● **PROVIDED MATERIAL**:
· · · · ·

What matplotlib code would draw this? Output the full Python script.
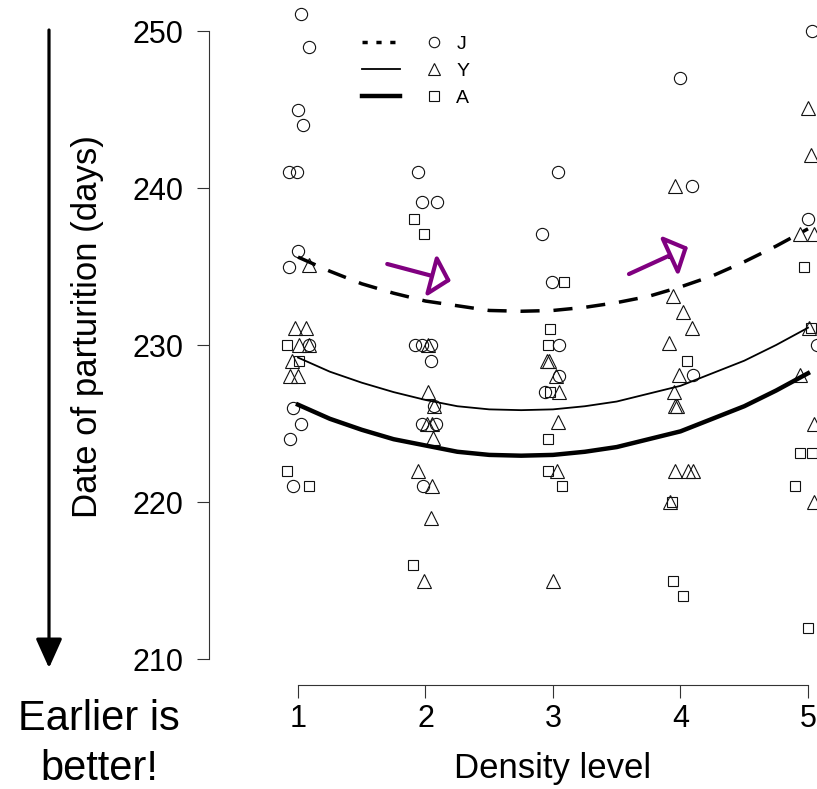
import numpy as np
import matplotlib
matplotlib.use("Agg")
import matplotlib.pyplot as plt
from matplotlib.lines import Line2D
from matplotlib.patches import FancyArrowPatch
from matplotlib.legend_handler import HandlerTuple

plt.rcParams['font.family'] = ['Liberation Sans', 'DejaVu Sans']

# raw points (x = density level incl. jitter, y = day)
j_x = [1.02, 1.09, 1.00, 1.04, 0.93, 0.99, 1.00, 0.93, 1.09, 0.96, 1.02, 0.94, 0.96,
       1.94, 1.97, 2.09, 1.92, 1.97, 2.04, 2.04, 2.07, 1.97, 2.08, 1.98,
       3.04, 2.91, 2.99, 3.05, 3.05, 2.94,
       4.00, 4.09, 4.10,
       5.03, 5.00, 5.07]
j_y = [251.1, 249.0, 245.0, 244.0, 241.0, 241.0, 236.0, 235.0, 230.0, 226.0, 225.0, 224.0, 221.0,
       241.0, 239.1, 239.1, 230.0, 230.0, 230.0, 229.0, 226.1, 225.0, 225.0, 221.0,
       241.0, 237.1, 234.0, 230.0, 228.0, 227.0,
       247.0, 240.1, 228.1,
       250.0, 238.0, 230.0]

y_x = [1.09, 0.98, 1.06, 1.01, 1.09, 0.95, 0.94, 1.00,
       2.02, 2.02, 2.07, 2.01, 2.05, 2.06, 1.94, 2.05, 2.04, 1.99,
       2.95, 2.97, 3.02, 3.05, 3.04, 3.03, 3.00,
       3.96, 3.96, 3.94, 4.02, 4.09, 3.91, 3.99, 3.95, 3.96, 3.97, 3.96, 4.06, 4.10, 3.92,
       5.00, 5.02, 4.94, 5.05, 5.01, 4.94, 5.05, 5.05]
y_y = [235.1, 231.1, 231.1, 230.0, 230.0, 229.0, 228.0, 228.0,
       230.0, 227.0, 226.1, 225.0, 225.0, 224.1, 222.0, 221.0, 219.0, 215.0,
       229.0, 229.0, 228.0, 227.0, 225.1, 222.0, 215.0,
       240.1, 236.0, 233.1, 232.1, 231.1, 230.1, 228.1, 227.0, 226.1, 226.1, 222.0, 222.0, 222.0, 220.0,
       245.1, 242.1, 237.1, 237.1, 231.1, 228.1, 225.0, 220.0]

a_x = [0.91, 1.01, 0.91, 1.09,
       1.91, 1.99, 1.90,
       3.09, 2.98, 2.96, 2.98, 2.96, 2.96, 3.07,
       4.05, 3.93, 3.94, 4.02,
       4.97, 5.02, 4.94, 5.03, 4.90, 5.00]
a_y = [230.0, 229.0, 222.0, 221.0,
       238.0, 237.1, 216.0,
       234.0, 231.0, 230.0, 227.0, 224.0, 222.0, 221.0,
       229.0, 220.0, 215.0, 214.0,
       235.0, 231.1, 223.1, 223.1, 221.0, 212.0]

# fitted curves, read at quarter steps
curve_x = [1, 1.25, 1.5, 1.75, 2, 2.25, 2.5, 2.75, 3, 3.25, 3.5, 3.75, 4, 4.25, 4.5, 4.75, 5]
fit_j = [235.6, 234.7, 233.9, 233.3, 232.8, 232.5, 232.2, 232.15, 232.2, 232.4, 232.7,
         233.1, 233.7, 234.4, 235.3, 236.3, 237.4]
fit_y = [229.2, 228.3, 227.6, 227.0, 226.5, 226.1, 225.9, 225.85, 225.9, 226.1, 226.4,
         226.9, 227.4, 228.2, 229.0, 230.0, 231.1]
fit_a = [226.2, 225.3, 224.6, 224.0, 223.6, 223.2, 223.0, 222.95, 223.0, 223.2, 223.5,
         224.0, 224.5, 225.3, 226.1, 227.1, 228.2]

x_ticks = [1, 2, 3, 4, 5]
y_ticks = [210, 220, 230, 240, 250]

fig = plt.figure(figsize=(8.17, 7.89), dpi=100)
ax = fig.add_axes([209 / 817, 1 - 685 / 789, 1 - 209 / 817, 685 / 789])
ax.set_xlim(0.302, 5.0706)
ax.set_ylim(208.344, 251.975)

pt = dict(ls='none', mfc='none', mec='#111111', mew=0.8)
ax.plot(j_x, j_y, marker='o', ms=8.8, **pt)
ax.plot(y_x, y_y, marker='^', ms=9.5, **pt)
ax.plot(a_x, a_y, marker='s', ms=7.8, **pt)

ax.plot(curve_x, fit_j, color='black', lw=2.5, dashes=(5.5, 4))
ax.plot(curve_x, fit_y, color='black', lw=1.3)
ax.plot(curve_x, fit_a, color='black', lw=3.2)

# purple arrows
for tail, tip in [((1.70, 235.16), (2.20, 234.08)), ((3.596, 234.52), (4.059, 236.24))]:
    ax.add_patch(FancyArrowPatch(tail, tip, arrowstyle='-|>,head_length=0.6,head_width=0.65',
                                 mutation_scale=20, lw=3, edgecolor='#800080',
                                 facecolor='white', shrinkA=0, shrinkB=0, zorder=5))

for s in ['top', 'right']:
    ax.spines[s].set_visible(False)
ax.spines['left'].set_bounds(210, 250)
ax.spines['bottom'].set_bounds(1, 5)
for s in ['left', 'bottom']:
    ax.spines[s].set_color('#333333')
    ax.spines[s].set_linewidth(0.8)
ax.set_xticks(x_ticks)
ax.set_yticks(y_ticks)
ax.tick_params(axis='both', labelsize=22, length=9, width=0.8, color='#333333')
ax.tick_params(axis='x', pad=4.5)
ax.tick_params(axis='y', pad=9.5)

# legend: line + marker + label
lj = (Line2D([], [], color='black', lw=2.5, dashes=(1.5, 2.5)),
      Line2D([], [], ls='none', marker='o', ms=7.5, mfc='none', mec='#111111', mew=0.8))
ly = (Line2D([], [], color='black', lw=1.3),
      Line2D([], [], ls='none', marker='^', ms=9, mfc='none', mec='#111111', mew=0.8))
la = (Line2D([], [], color='black', lw=3.2),
      Line2D([], [], ls='none', marker='s', ms=7.5, mfc='none', mec='#111111', mew=0.8))
ax.legend([lj, ly, la], ['J', 'Y', 'A'], handler_map={tuple: HandlerTuple(ndivide=None, pad=0.77)},
          handlelength=4.7, handletextpad=0.15, frameon=False, fontsize=14,
          loc='upper left', bbox_to_anchor=(362 / 817, 1 - 35 / 789),
          bbox_transform=fig.transFigure, borderpad=0, borderaxespad=0, labelspacing=0.49)

# text and big arrow on the left
fig.text(97 / 817, 1 - 327 / 789, 'Date of parturition (days)', rotation=90,
         rotation_mode='anchor', ha='center', va='baseline', fontsize=25)
fig.text(553 / 817, 1 - 778 / 789, 'Density level', ha='center', va='baseline', fontsize=25)
fig.text(99 / 817, 1 - 730 / 789, 'Earlier is', ha='center', va='baseline', fontsize=30)
fig.text(99 / 817, 1 - 780 / 789, 'better!', ha='center', va='baseline', fontsize=30)
fig.add_artist(FancyArrowPatch((49 / 817, 1 - 30 / 789), (49 / 817, 1 - 668 / 789),
                               transform=fig.transFigure, arrowstyle='-|>,head_length=0.6,head_width=0.27',
                               mutation_scale=30, lw=2.3, color='black', shrinkA=0, shrinkB=0))

fig.savefig('out.png', dpi=100)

· · · · ·

● **WHAT THE EXERCISE ASKS**: Your task is to repeat the material above exactly, without its pictures.

● **THE REPLY**:
What matplotlib code would draw this? Output the full Python script.
import numpy as np
import matplotlib
matplotlib.use("Agg")
import matplotlib.pyplot as plt
from matplotlib.lines import Line2D
from matplotlib.patches import FancyArrowPatch
from matplotlib.legend_handler import HandlerTuple

plt.rcParams['font.family'] = ['Liberation Sans', 'DejaVu Sans']

# raw points (x = density level incl. jitter, y = day)
j_x = [1.02, 1.09, 1.00, 1.04, 0.93, 0.99, 1.00, 0.93, 1.09, 0.96, 1.02, 0.94, 0.96,
       1.94, 1.97, 2.09, 1.92, 1.97, 2.04, 2.04, 2.07, 1.97, 2.08, 1.98,
       3.04, 2.91, 2.99, 3.05, 3.05, 2.94,
       4.00, 4.09, 4.10,
       5.03, 5.00, 5.07]
j_y = [251.1, 249.0, 245.0, 244.0, 241.0, 241.0, 236.0, 235.0, 230.0, 226.0, 225.0, 224.0, 221.0,
       241.0, 239.1, 239.1, 230.0, 230.0, 230.0, 229.0, 226.1, 225.0, 225.0, 221.0,
       241.0, 237.1, 234.0, 230.0, 228.0, 227.0,
       247.0, 240.1, 228.1,
       250.0, 238.0, 230.0]

y_x = [1.09, 0.98, 1.06, 1.01, 1.09, 0.95, 0.94, 1.00,
       2.02, 2.02, 2.07, 2.01, 2.05, 2.06, 1.94, 2.05, 2.04, 1.99,
       2.95, 2.97, 3.02, 3.05, 3.04, 3.03, 3.00,
       3.96, 3.96, 3.94, 4.02, 4.09, 3.91, 3.99, 3.95, 3.96, 3.97, 3.96, 4.06, 4.10, 3.92,
       5.00, 5.02, 4.94, 5.05, 5.01, 4.94, 5.05, 5.05]
y_y = [235.1, 231.1, 231.1, 230.0, 230.0, 229.0, 228.0, 228.0,
       230.0, 227.0, 226.1, 225.0, 225.0, 224.1, 222.0, 221.0, 219.0, 215.0,
       229.0, 229.0, 228.0, 227.0, 225.1, 222.0, 215.0,
       240.1, 236.0, 233.1, 232.1, 231.1, 230.1, 228.1, 227.0, 226.1, 226.1, 222.0, 222.0, 222.0, 220.0,
       245.1, 242.1, 237.1, 237.1, 231.1, 228.1, 225.0, 220.0]

a_x = [0.91, 1.01, 0.91, 1.09,
       1.91, 1.99, 1.90,
       3.09, 2.98, 2.96, 2.98, 2.96, 2.96, 3.07,
       4.05, 3.93, 3.94, 4.02,
       4.97, 5.02, 4.94, 5.03, 4.90, 5.00]
a_y = [230.0, 229.0, 222.0, 221.0,
       238.0, 237.1, 216.0,
       234.0, 231.0, 230.0, 227.0, 224.0, 222.0, 221.0,
       229.0, 220.0, 215.0, 214.0,
       235.0, 231.1, 223.1, 223.1, 221.0, 212.0]

# fitted curves, read at quarter steps
curve_x = [1, 1.25, 1.5, 1.75, 2, 2.25, 2.5, 2.75, 3, 3.25, 3.5, 3.75, 4, 4.25, 4.5, 4.75, 5]
fit_j = [235.6, 234.7, 233.9, 233.3, 232.8, 232.5, 232.2, 232.15, 232.2, 232.4, 232.7,
         233.1, 233.7, 234.4, 235.3, 236.3, 237.4]
fit_y = [229.2, 228.3, 227.6, 227.0, 226.5, 226.1, 225.9, 225.85, 225.9, 226.1, 226.4,
         226.9, 227.4, 228.2, 229.0, 230.0, 231.1]
fit_a = [226.2, 225.3, 224.6, 224.0, 223.6, 223.2, 223.0, 222.95, 223.0, 223.2, 223.5,
         224.0, 224.5, 225.3, 226.1, 227.1, 228.2]

x_ticks = [1, 2, 3, 4, 5]
y_ticks = [210, 220, 230, 240, 250]

fig = plt.figure(figsize=(8.17, 7.89), dpi=100)
ax = fig.add_axes([209 / 817, 1 - 685 / 789, 1 - 209 / 817, 685 / 789])
ax.set_xlim(0.302, 5.0706)
ax.set_ylim(208.344, 251.975)

pt = dict(ls='none', mfc='none', mec='#111111', mew=0.8)
ax.plot(j_x, j_y, marker='o', ms=8.8, **pt)
ax.plot(y_x, y_y, marker='^', ms=9.5, **pt)
ax.plot(a_x, a_y, marker='s', ms=7.8, **pt)

ax.plot(curve_x, fit_j, color='black', lw=2.5, dashes=(5.5, 4))
ax.plot(curve_x, fit_y, color='black', lw=1.3)
ax.plot(curve_x, fit_a, color='black', lw=3.2)

# purple arrows
for tail, tip in [((1.70, 235.16), (2.20, 234.08)), ((3.596, 234.52), (4.059, 236.24))]:
    ax.add_patch(FancyArrowPatch(tail, tip, arrowstyle='-|>,head_length=0.6,head_width=0.65',
                                 mutation_scale=20, lw=3, edgecolor='#800080',
                                 facecolor='white', shrinkA=0, shrinkB=0, zorder=5))

for s in ['top', 'right']:
    ax.spines[s].set_visible(False)
ax.spines['left'].set_bounds(210, 250)
ax.spines['bottom'].set_bounds(1, 5)
for s in ['left', 'bottom']:
    ax.spines[s].set_color('#333333')
    ax.spines[s].set_linewidth(0.8)
ax.set_xticks(x_ticks)
ax.set_yticks(y_ticks)
ax.tick_params(axis='both', labelsize=22, length=9, width=0.8, color='#333333')
ax.tick_params(axis='x', pad=4.5)
ax.tick_params(axis='y', pad=9.5)

# legend: line + marker + label
lj = (Line2D([], [], color='black', lw=2.5, dashes=(1.5, 2.5)),
      Line2D([], [], ls='none', marker='o', ms=7.5, mfc='none', mec='#111111', mew=0.8))
ly = (Line2D([], [], color='black', lw=1.3),
      Line2D([], [], ls='none', marker='^', ms=9, mfc='none', mec='#111111', mew=0.8))
la = (Line2D([], [], color='black', lw=3.2),
      Line2D([], [], ls='none', marker='s', ms=7.5, mfc='none', mec='#111111', mew=0.8))
ax.legend([lj, ly, la], ['J', 'Y', 'A'], handler_map={tuple: HandlerTuple(ndivide=None, pad=0.77)},
          handlelength=4.7, handletextpad=0.15, frameon=False, fontsize=14,
          loc='upper left', bbox_to_anchor=(362 / 817, 1 - 35 / 789),
          bbox_transform=fig.transFigure, borderpad=0, borderaxespad=0, labelspacing=0.49)

# text and big arrow on the left
fig.text(97 / 817, 1 - 327 / 789, 'Date of parturition (days)', rotation=90,
         rotation_mode='anchor', ha='center', va='baseline', fontsize=25)
fig.text(553 / 817, 1 - 778 / 789, 'Density level', ha='center', va='baseline', fontsize=25)
fig.text(99 / 817, 1 - 730 / 789, 'Earlier is', ha='center', va='baseline', fontsize=30)
fig.text(99 / 817, 1 - 780 / 789, 'better!', ha='center', va='baseline', fontsize=30)
fig.add_artist(FancyArrowPatch((49 / 817, 1 - 30 / 789), (49 / 817, 1 - 668 / 789),
                               transform=fig.transFigure, arrowstyle='-|>,head_length=0.6,head_width=0.27',
                               mutation_scale=30, lw=2.3, color='black', shrinkA=0, shrinkB=0))

fig.savefig('out.png', dpi=100)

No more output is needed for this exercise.